== Requirements ==
Check each line of the material below for "with", then copy the ones that contain it.

== Records for processing ==

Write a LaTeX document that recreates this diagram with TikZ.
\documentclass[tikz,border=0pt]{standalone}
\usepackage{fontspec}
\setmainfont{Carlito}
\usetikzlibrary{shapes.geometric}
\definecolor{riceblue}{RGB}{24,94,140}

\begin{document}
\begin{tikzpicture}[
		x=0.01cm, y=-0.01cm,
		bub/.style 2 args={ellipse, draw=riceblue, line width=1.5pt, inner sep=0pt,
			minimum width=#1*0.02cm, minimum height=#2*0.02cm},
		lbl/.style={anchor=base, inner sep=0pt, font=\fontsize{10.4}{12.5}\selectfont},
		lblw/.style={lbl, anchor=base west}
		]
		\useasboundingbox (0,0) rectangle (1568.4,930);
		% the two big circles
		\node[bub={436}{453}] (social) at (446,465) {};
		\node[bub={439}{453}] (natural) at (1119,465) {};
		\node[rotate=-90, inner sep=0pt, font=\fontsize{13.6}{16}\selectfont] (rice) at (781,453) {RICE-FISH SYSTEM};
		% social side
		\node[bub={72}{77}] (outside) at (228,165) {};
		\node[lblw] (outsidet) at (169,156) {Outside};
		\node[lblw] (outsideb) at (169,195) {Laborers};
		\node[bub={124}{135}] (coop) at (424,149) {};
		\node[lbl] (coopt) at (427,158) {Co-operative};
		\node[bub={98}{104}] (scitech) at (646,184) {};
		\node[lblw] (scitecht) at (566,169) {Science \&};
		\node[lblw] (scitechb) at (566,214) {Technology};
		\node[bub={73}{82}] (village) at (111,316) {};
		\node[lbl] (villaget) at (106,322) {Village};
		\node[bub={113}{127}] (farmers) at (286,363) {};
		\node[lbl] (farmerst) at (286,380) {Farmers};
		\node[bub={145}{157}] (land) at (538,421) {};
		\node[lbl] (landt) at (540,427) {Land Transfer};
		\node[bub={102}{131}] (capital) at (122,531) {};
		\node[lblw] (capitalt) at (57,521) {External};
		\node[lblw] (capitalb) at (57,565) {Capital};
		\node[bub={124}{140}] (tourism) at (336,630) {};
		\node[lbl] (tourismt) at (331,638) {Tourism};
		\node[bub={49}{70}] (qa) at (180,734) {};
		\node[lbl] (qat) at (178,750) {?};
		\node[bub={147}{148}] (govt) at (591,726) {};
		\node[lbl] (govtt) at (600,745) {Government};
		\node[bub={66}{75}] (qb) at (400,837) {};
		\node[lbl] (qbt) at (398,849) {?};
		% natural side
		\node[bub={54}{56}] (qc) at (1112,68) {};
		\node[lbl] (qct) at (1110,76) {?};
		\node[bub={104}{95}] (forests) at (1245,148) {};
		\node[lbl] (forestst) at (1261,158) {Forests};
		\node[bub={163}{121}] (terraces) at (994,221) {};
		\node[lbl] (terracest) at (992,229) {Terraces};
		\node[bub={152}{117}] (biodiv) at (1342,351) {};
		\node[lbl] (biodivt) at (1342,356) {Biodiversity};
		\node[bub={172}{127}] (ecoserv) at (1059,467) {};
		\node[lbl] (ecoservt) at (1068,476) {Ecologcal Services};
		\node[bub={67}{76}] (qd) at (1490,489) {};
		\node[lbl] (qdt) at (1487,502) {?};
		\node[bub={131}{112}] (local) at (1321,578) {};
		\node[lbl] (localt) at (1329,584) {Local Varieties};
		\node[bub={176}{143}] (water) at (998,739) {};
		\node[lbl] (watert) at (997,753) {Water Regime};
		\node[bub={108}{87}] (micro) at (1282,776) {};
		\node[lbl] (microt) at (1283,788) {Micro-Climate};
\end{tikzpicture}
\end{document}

==

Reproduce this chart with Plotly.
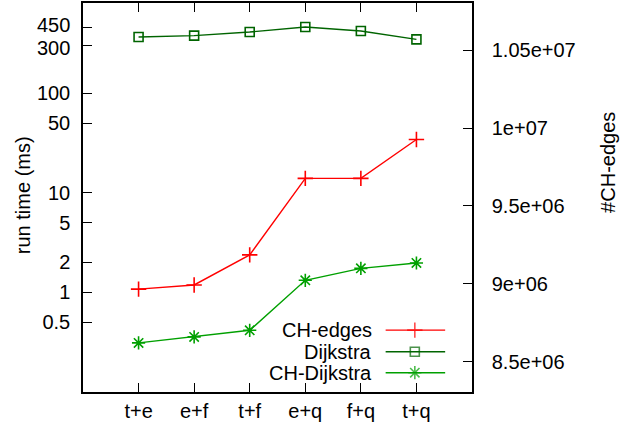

--

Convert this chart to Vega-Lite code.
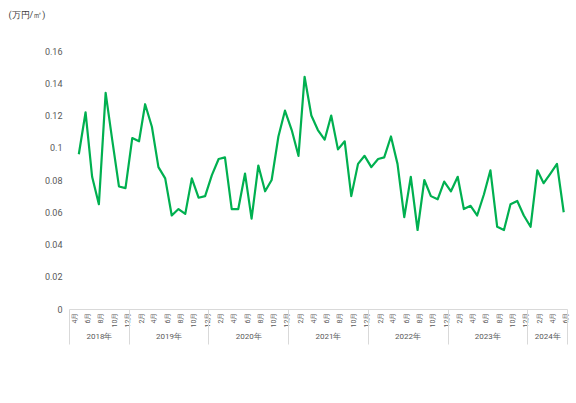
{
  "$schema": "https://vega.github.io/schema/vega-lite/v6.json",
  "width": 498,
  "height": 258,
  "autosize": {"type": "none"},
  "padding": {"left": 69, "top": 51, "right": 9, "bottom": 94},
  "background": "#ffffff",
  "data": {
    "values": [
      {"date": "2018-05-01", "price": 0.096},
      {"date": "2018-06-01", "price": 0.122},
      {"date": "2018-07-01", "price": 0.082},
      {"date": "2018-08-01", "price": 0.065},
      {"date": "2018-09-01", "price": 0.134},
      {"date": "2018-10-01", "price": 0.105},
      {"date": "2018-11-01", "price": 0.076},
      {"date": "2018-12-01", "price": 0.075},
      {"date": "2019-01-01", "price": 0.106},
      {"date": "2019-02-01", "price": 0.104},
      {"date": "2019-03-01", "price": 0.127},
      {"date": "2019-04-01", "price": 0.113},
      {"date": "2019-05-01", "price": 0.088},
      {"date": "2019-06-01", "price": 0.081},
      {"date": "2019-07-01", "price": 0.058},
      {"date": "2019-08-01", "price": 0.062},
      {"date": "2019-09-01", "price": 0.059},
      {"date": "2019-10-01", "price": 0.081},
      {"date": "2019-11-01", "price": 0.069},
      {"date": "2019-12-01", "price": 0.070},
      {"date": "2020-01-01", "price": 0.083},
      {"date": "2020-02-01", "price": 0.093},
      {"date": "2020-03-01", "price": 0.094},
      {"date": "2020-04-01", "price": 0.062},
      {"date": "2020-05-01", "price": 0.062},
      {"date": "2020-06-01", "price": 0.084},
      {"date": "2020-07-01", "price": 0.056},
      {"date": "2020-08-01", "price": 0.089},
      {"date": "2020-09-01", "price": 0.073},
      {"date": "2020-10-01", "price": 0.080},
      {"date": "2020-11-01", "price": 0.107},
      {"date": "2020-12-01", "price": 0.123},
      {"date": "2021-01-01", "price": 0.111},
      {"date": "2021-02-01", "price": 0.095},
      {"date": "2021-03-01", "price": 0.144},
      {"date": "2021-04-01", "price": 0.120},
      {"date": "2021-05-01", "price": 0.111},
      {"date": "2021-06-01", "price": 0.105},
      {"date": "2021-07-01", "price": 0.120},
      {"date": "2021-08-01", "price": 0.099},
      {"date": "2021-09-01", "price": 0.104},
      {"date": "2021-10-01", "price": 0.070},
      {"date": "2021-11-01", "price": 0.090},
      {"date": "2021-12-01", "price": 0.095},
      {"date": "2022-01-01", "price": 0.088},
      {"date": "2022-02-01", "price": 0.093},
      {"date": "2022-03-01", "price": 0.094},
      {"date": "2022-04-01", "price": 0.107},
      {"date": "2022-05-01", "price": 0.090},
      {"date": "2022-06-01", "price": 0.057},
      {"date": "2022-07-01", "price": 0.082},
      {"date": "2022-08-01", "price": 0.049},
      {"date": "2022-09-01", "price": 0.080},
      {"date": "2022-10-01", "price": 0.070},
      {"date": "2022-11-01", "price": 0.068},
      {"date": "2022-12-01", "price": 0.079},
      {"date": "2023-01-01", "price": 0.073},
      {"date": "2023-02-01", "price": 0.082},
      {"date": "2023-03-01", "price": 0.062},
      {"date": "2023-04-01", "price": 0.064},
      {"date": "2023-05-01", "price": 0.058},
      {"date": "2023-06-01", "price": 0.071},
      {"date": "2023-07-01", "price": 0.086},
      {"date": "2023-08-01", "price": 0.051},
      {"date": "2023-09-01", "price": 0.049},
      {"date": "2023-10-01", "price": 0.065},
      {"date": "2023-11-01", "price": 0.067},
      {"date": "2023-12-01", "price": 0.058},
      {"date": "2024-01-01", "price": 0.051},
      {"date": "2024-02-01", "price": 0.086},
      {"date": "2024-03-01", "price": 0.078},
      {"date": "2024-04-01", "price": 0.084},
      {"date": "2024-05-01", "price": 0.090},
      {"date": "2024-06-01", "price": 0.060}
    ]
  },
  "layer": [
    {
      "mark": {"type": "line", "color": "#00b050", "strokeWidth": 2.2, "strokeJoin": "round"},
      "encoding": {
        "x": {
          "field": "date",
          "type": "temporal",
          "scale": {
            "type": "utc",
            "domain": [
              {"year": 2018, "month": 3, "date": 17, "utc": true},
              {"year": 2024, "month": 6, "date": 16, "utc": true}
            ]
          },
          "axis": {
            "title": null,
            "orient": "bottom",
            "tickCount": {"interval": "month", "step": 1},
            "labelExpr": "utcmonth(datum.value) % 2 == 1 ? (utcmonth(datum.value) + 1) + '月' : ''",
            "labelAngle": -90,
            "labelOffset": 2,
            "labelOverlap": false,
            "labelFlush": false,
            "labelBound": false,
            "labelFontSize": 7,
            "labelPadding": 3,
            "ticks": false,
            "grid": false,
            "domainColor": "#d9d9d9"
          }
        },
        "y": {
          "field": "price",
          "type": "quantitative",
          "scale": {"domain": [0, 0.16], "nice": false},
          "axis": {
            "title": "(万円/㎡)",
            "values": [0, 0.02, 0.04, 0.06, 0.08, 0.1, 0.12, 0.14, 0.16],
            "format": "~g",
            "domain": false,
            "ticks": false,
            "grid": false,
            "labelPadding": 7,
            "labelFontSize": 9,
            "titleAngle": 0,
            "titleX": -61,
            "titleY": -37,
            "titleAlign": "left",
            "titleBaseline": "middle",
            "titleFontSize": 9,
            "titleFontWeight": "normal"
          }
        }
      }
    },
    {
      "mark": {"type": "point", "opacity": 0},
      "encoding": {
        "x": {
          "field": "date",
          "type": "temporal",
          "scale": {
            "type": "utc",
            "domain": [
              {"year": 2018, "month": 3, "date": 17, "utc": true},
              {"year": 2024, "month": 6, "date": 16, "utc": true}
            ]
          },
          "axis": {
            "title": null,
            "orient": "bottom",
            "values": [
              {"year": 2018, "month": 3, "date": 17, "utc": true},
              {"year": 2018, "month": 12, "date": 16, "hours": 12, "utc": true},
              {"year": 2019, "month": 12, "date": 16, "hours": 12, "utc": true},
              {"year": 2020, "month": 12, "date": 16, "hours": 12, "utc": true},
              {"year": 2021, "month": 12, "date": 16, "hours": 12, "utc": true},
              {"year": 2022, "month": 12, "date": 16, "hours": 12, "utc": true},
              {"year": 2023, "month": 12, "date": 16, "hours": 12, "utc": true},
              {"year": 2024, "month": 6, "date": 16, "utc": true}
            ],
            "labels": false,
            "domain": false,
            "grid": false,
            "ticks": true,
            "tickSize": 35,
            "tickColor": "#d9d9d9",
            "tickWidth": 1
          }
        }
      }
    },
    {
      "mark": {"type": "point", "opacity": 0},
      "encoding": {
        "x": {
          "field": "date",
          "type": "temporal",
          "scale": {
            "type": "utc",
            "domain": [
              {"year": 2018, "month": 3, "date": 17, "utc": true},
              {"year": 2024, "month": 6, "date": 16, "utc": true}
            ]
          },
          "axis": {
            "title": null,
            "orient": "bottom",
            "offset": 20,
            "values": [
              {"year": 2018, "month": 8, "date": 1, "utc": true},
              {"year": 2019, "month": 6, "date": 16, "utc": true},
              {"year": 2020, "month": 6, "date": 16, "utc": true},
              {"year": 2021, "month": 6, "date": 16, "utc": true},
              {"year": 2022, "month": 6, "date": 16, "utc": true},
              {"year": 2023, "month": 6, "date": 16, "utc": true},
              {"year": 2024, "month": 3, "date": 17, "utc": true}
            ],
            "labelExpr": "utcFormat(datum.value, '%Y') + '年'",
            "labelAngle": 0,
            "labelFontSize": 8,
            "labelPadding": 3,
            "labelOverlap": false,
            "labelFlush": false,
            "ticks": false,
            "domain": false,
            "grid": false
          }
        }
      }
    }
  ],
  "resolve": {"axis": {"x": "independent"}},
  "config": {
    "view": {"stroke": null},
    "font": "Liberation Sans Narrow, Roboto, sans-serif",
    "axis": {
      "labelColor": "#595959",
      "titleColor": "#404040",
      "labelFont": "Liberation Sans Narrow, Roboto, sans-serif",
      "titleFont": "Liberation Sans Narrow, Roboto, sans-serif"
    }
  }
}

== Solution for this exercise ==
Write a LaTeX document that recreates this diagram with TikZ.
Reproduce this chart with Plotly.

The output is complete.